Is it encouraging or just cruel to point out that Jamal Murray was reaching new (regular season) heights before his knee gave out? Since the start of February, he had been putting up 22.7 points per game on 49.1 percent shooting and 44.1 percent from deep. His playmaking, always more of a secondary skill for him, was as good as it’s ever been and his synergy with Jokić was approaching perfection. There are guys who develop a strong on-court rapport over the course of a few seasons and there are guys who seem to grow into a single entity, their consciousnesses intertwining like a pair of saplings planted too close together. Jamal and Jokić understand each other, and though the latter is probably a leading MVP candidate with or without his more diminutive partner, they do their most satisfying work as a tandem. We’re going to have to wait until the middle of next season, at the earliest, before we get to enjoy that show again.

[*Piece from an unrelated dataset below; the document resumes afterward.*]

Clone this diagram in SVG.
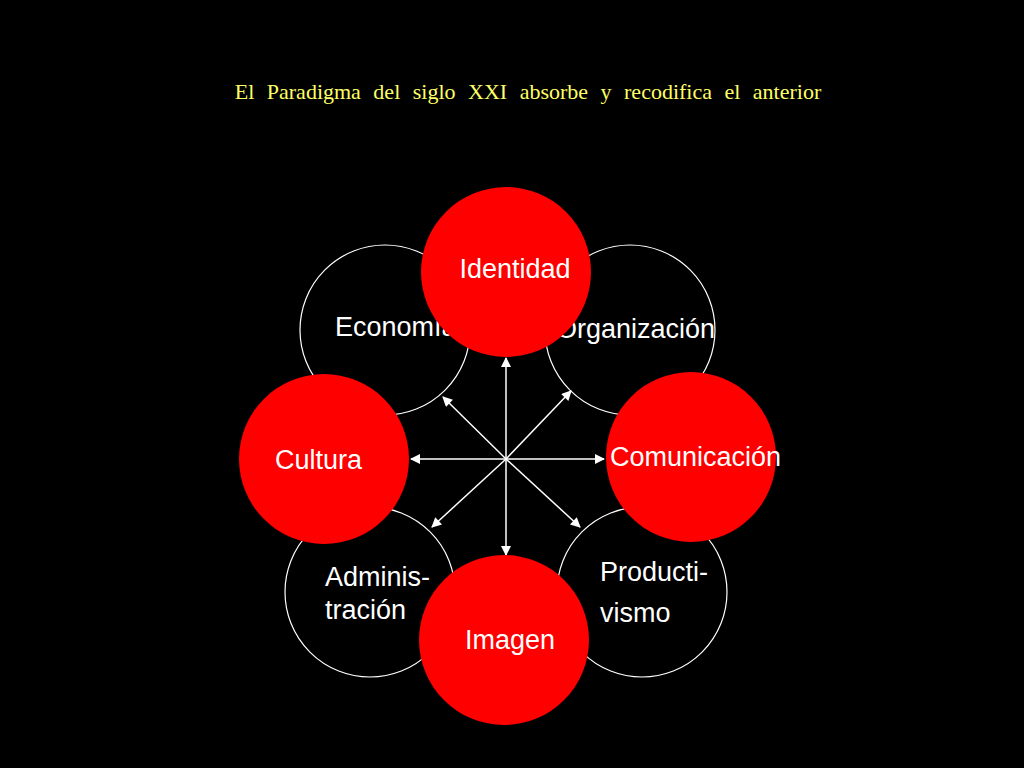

The penetrating analysis you seek: this sucks. It’s not quite a tragedy, because Jamal is only 24 years old and a good bet to bounce back, plus the Nuggets are set up to retain their best talent for at least one more season after this one, but the volatile nature of the league makes you nervous. We expect distinct iterations of teams to last longer than they typically do. Entire franchise eras can be condensed to only a season or two these days. Denver’s going to soldier on and end this campaign with a first or second-round playoff exit. It wouldn’t be shocking if Jamal came back late next year, didn’t get up to speed in time, and that sparked some amount of institutional strife. An unhappy Jokić or a front office reshuffle. I’m making this stuff up, it’s possible Murray’s injury is merely a blip, but time seems to advance at quadruple-speed in the NBA—and its reality takes frightening turns. If you have an affection for a particular player or team, you do well to savor what they are right now, because their future isn’t remotely guaranteed.
So what’s immediate? Grief, swearing and kicking the dirt. It’s a shame that Murray won’t be allowed to finish the thought he had been developing over the past couple months. Before he went down clutching his left knee, it would have been difficult to imagine him playing even better in these upcoming playoffs than he did last year, but that’s simply a comment on how awesome he was in Orlando. If he were able to recreate those performances on a Denver squad that could actually put a hurting on the Lakers rather than hang on for dear life against them, that’s the substance of stories that get passed around forever. 40 points in Game 7 of the Western Semis is incredible. Doing it two or three weeks later is eternal. That’s the opportunity Jamal Murray has forfeited, until at least the warming spring of 2022.
You hope it doesn’t evaporate, by the the time he’s physically and mentally ready to seize it again. It’s worth noting that Jamal doesn’t struggle early in the season because he’s rusty or playing himself into shape. He’s a maniacal worker. My amateur theory is that it’s overexcitement. He wants to be playing basketball all the time and when it arrives after a long layoff he comes in too hot, like a kid popping a water balloon with his eager grasp. Which is to say Murray will be the most committed and diligent rehabber in the history of exploded knees, but he’ll need some authority in his ear reminding him not to rush the process. Whether he has time to heal up completely or not, Denver can’t get where they’re trying to go if he’s not 100 percent right. But if he is, and nothing too drastic changes during this spell he’s forced to miss, they can pick up right where they left off: in the thick of a championship hunt they just might come out of on top.